Sunday, October 2, 2011

Stand By Them


This will be my last post on this subject for a while. Boyko Borissov predicted that the subject will be be used as a political football for the Presidential elections and I have no wish to contribute to that particular circus.

The comments expressed on this blog are personal. I try to research when I can but my resources are limited. I have used information from Amnesty International and the Bulgaria Helsinki Committee. Regrettably, there are no reputable English language local media sources on this subject which don't reflect similar racial prejudices to those we have seen this week.

I have also used Wikipedia for some historical perpectives and I include the links below. Some of the material is eye watering. Finally, I am also attaching a link to an Amnesty International Report on the Violations of the rights of Roma in Europe published last year. It makes depressing reading.  I also outline below the main extracts which mention Bulgaria. I have to say that the situation in Bulgaria, bad as it is, pails when you read what is happening in other countries. There is no appetite for change here (at least no progressive appetite). It seems little will be done.

Bulgarians deeply resent, what they feel is, an anti-Bulgarian bias abroad. At times they are right to do so.  Notwithstanding that, it is to external help that the Roma look for support because there is very little here. It is to be hoped that the EU community does not lose sight of its 20 million Roma citizens and that it keeps a watchful eye on developments in the coming months and years.

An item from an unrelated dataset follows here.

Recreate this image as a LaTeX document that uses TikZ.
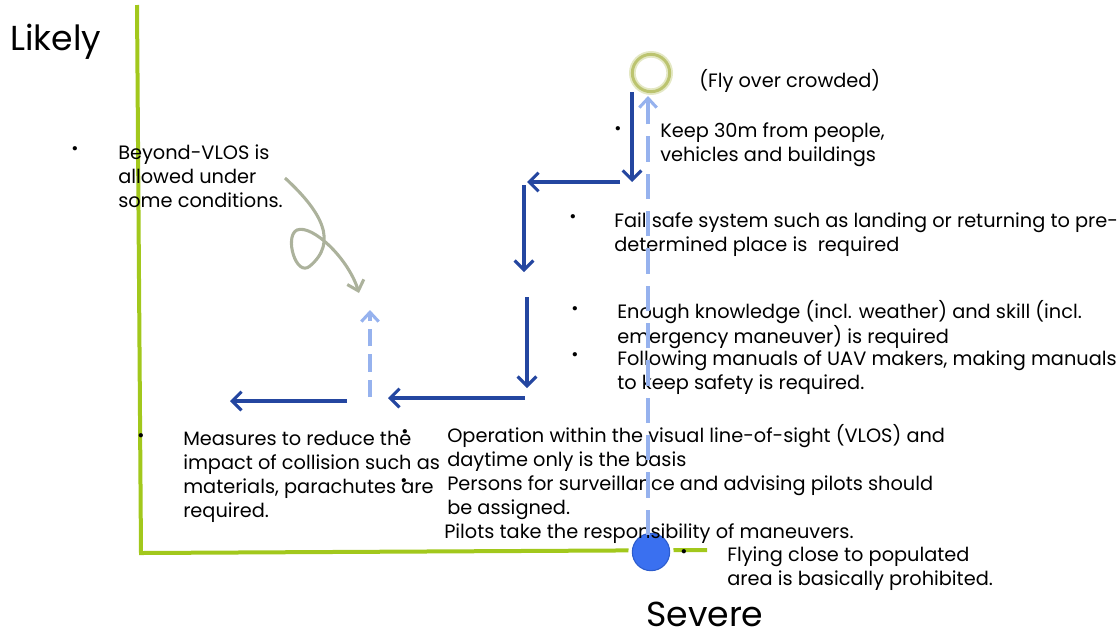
\documentclass[tikz,border=0pt]{standalone}
\usepackage{fontspec}
\setmainfont{Poppins}
\usetikzlibrary{arrows.meta}

\definecolor{axisgreen}{RGB}{162,200,28}
\definecolor{flowblue}{RGB}{36,70,160}
\definecolor{paleblue}{RGB}{150,178,238}
\definecolor{loopgray}{RGB}{172,178,156}
\definecolor{ringolive}{RGB}{188,196,112}
\definecolor{ringhalo}{RGB}{228,232,196}
\definecolor{discblue}{RGB}{58,112,240}
\definecolor{discedge}{RGB}{44,92,205}

\newcommand{\txtlines}[1]{\begin{tabular}[t]{@{}l@{}}#1\end{tabular}}

\begin{document}
\begin{tikzpicture}[x=0.75pt,y=-0.75pt,
  body/.style={anchor=base west, inner sep=0pt, font=\fontsize{14.5}{18}\selectfont},
  axislabel/.style={anchor=base west, inner sep=0pt, font=\fontsize{26}{30}\selectfont},
  dot/.style={inner sep=0pt, font=\fontsize{13}{13}\selectfont},
  axisline/.style={axisgreen, line width=3pt, line join=miter},
  flow/.style={flowblue, line width=2.3pt, -{Straight Barb[length=7pt,width=14pt]}},
  back/.style={paleblue, line width=2.3pt, dash pattern=on 19pt off 9pt, -{Straight Barb[length=7pt,width=13pt]}},
  backshort/.style={paleblue, line width=2.3pt, dash pattern=on 13pt off 6pt, -{Straight Barb[length=7pt,width=13pt]}},
  loop/.style={loopgray, line width=2.3pt, -{Straight Barb[length=7pt,width=13pt]}}]

\useasboundingbox (0,0) rectangle (1119,633);

% axes
\coordinate (ytop) at (137,5);
\coordinate (origin) at (141,553);
\coordinate (xend) at (707,550);
\draw[axisline] (ytop) -- (origin) -- (xend);

% axis labels
\node[axislabel] (likely) at (10,50) {Likely};
\node[axislabel] (severe) at (646,626) {Severe};

% end markers of the scale
\node[circle, draw=ringhalo, line width=5pt, minimum size=28pt, inner sep=0pt] (top) at (651,73) {};
\node[circle, draw=ringolive, line width=2.2pt, minimum size=28pt, inner sep=0pt] (topring) at (651,73) {};
\node[circle, draw=white, line width=5pt, fill=discblue, minimum size=29pt, inner sep=0pt] (bottomhalo) at (651,552) {};
\node[circle, draw=discedge, line width=0.8pt, fill=discblue, minimum size=28pt, inner sep=0pt] (bottom) at (651,552) {};

% waypoints of the flow arrows
\coordinate (a1s) at (632,92);
\coordinate (a1e) at (632,182);
\coordinate (a2s) at (620,182);
\coordinate (a2e) at (527,182);
\coordinate (a3s) at (524,185);
\coordinate (a3e) at (524,272);
\coordinate (a4s) at (527,297);
\coordinate (a4e) at (527,388);
\coordinate (a5s) at (525,398);
\coordinate (a5e) at (388,398);
\coordinate (a6s) at (347,401);
\coordinate (a6e) at (230,401);

\draw[flow] (a1s) -- (a1e);
\draw[flow] (a2s) -- (a2e);
\draw[flow] (a3s) -- (a3e);
\draw[flow] (a4s) -- (a4e);
\draw[flow] (a5s) -- (a5e);
\draw[flow] (a6s) -- (a6e);

% curly arrow
\coordinate (lstart) at (285,178);
\coordinate (lend) at (359,293);
\draw[loop] (lstart) .. controls (322,212) and (338,242) .. (310,266)
  .. controls (296,278) and (284,236) .. (297,230)
  .. controls (312,224) and (348,258) .. (lend);

% short dashed return arrow
\coordinate (rs) at (370,397);
\coordinate (re) at (370,310);
\draw[backshort] (rs) -- (re);

% texts
\node[body] (fly) at (699,87) {(Fly over crowded)};
\node[body] (keep) at (660,137) {\txtlines{Keep 30m from people,\\vehicles and buildings}};
\node[body] (fail) at (614,227) {\txtlines{Fail safe system such as landing or returning to pre-\\determined place is\ \ required}};
\node[body] (know) at (617,318) {\txtlines{Enough knowledge (incl. weather) and skill (incl.\\emergency maneuver) is required}};
\node[body] (manual) at (617,365) {\txtlines{Following manuals of UAV makers, making manuals\\to keep safety is required.}};
\node[body] (bvlos) at (118,159) {\txtlines{Beyond-VLOS is\\allowed under\\some conditions.}};
\node[body] (measure) at (183,445) {\txtlines{Measures to reduce the\\impact of collision such as\\materials, parachutes are\\required.}};
\node[body] (vlos) at (447,442) {\txtlines{Operation within the visual line-of-sight (VLOS) and\\daytime only is the basis\\Persons for surveillance and advising pilots should\\be assigned.}};
\node[body] (pilot) at (444,538) {Pilots take the responsibility of maneuvers.};
\node[body] (close) at (727,561) {\txtlines{Flying close to populated\\area is basically prohibited.}};

% bullets
\node[dot] (b1) at (618,131) {•};
\node[dot] (b2) at (573,219) {•};
\node[dot] (b3) at (575,311) {•};
\node[dot] (b4) at (575,357) {•};
\node[dot] (b5) at (75,151) {•};
\node[dot] (b6) at (141,438) {•};
\node[dot] (b7) at (405,434) {•};
\node[dot] (b8) at (404,483) {•};
\node[dot] (b9) at (684,554) {•};

% long dashed return arrow
\coordinate (ds) at (648,535);
\coordinate (de) at (648,96);
\draw[back] (ds) -- (de);

\end{tikzpicture}
\end{document}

And if that is xenophobically seen as interference in Bulgarian affairs, so be it.

Amnesty International Report Main Points:
  • A detailed survey of 402 working aged Roma men and women carried out by the European Roma Rights Centre (ERRC) in 2006 in Bulgaria, the Czech Republic, Hungary, Romania and Slovakia found that only 38 per cent were in paid employment; almost two thirds reported that they had been refused employment because they were Roma. 
  • Victims of forced evictions can lose their possessions, social contacts, jobs and have their schooling disrupted and are often at risk of further human rights violations. They also often end up homeless. Amnesty International has documented forced evictions in Greece, Italy, Romania, Bulgaria and Serbia. 
  • In 2008, the European Committee of Social Rights (the Committee) found Bulgaria in violation of Articles 11 and 13 of the European Social Charter (the Charter), which guarantee the right to protection of health, for failing to provide adequate medical assistance to Roma. 
  • A study published in 2007 by the Open Society Institute found that in Romania and Bulgaria 15 per cent of Romani children never enrol in the education system, while drop-out rates for Roma are four to six times higher than the national average. 
  • In its most recent report on Bulgaria, adopted in February 2009, for instance, the European Commission against Racism and Intolerance (ECRI) concluded: “A long-term strategy for the school integration of Roma children has yet to be devised, however, and the authorities should take the initiative more often when it comes to school integration measures for these children, given that such measures often seem to be taken by NGOs. It appears that the impact of the numerous programmes and action plans …….. drawn up, among other things, to improve the schooling of Roma children has yet to be seen.” 
  • The most egregious form of discrimination manifests itself in the segregation of Roma in schools and classes offering inferior education. This violation of the right to education of Roma continues to be widespread in central and eastern Europe. ECRI has expressed concerns about the segregation of Roma in education in its most recent reports on Hungary, Romania, Bulgaria, Slovakia, Croatia, Bosnia and Herzegovina, Moldova, Ukraine, the Czech Republic, Serbia, Slovenia and Macedonia. 
  • Ethnic profiling by law-enforcement officials is the practice of targeting individuals or groups for police operations solely on account of their ethnicity. As a form of differential treatment with no objective justification, ethnic profiling constitutes discrimination and is a human rights violation, but it has not been expressly outlawed in any European country. Research carried out by the Open Society Institute in Hungary and Bulgaria in 2005 found that Roma pedestrians in both countries were three times more likely to be stopped by police than majority ethnic Bulgarians and Hungarians despite the fact that Roma constitute only 5 to 10 per cent of Bulgaria’s population and 6 per cent of Hungary’s population.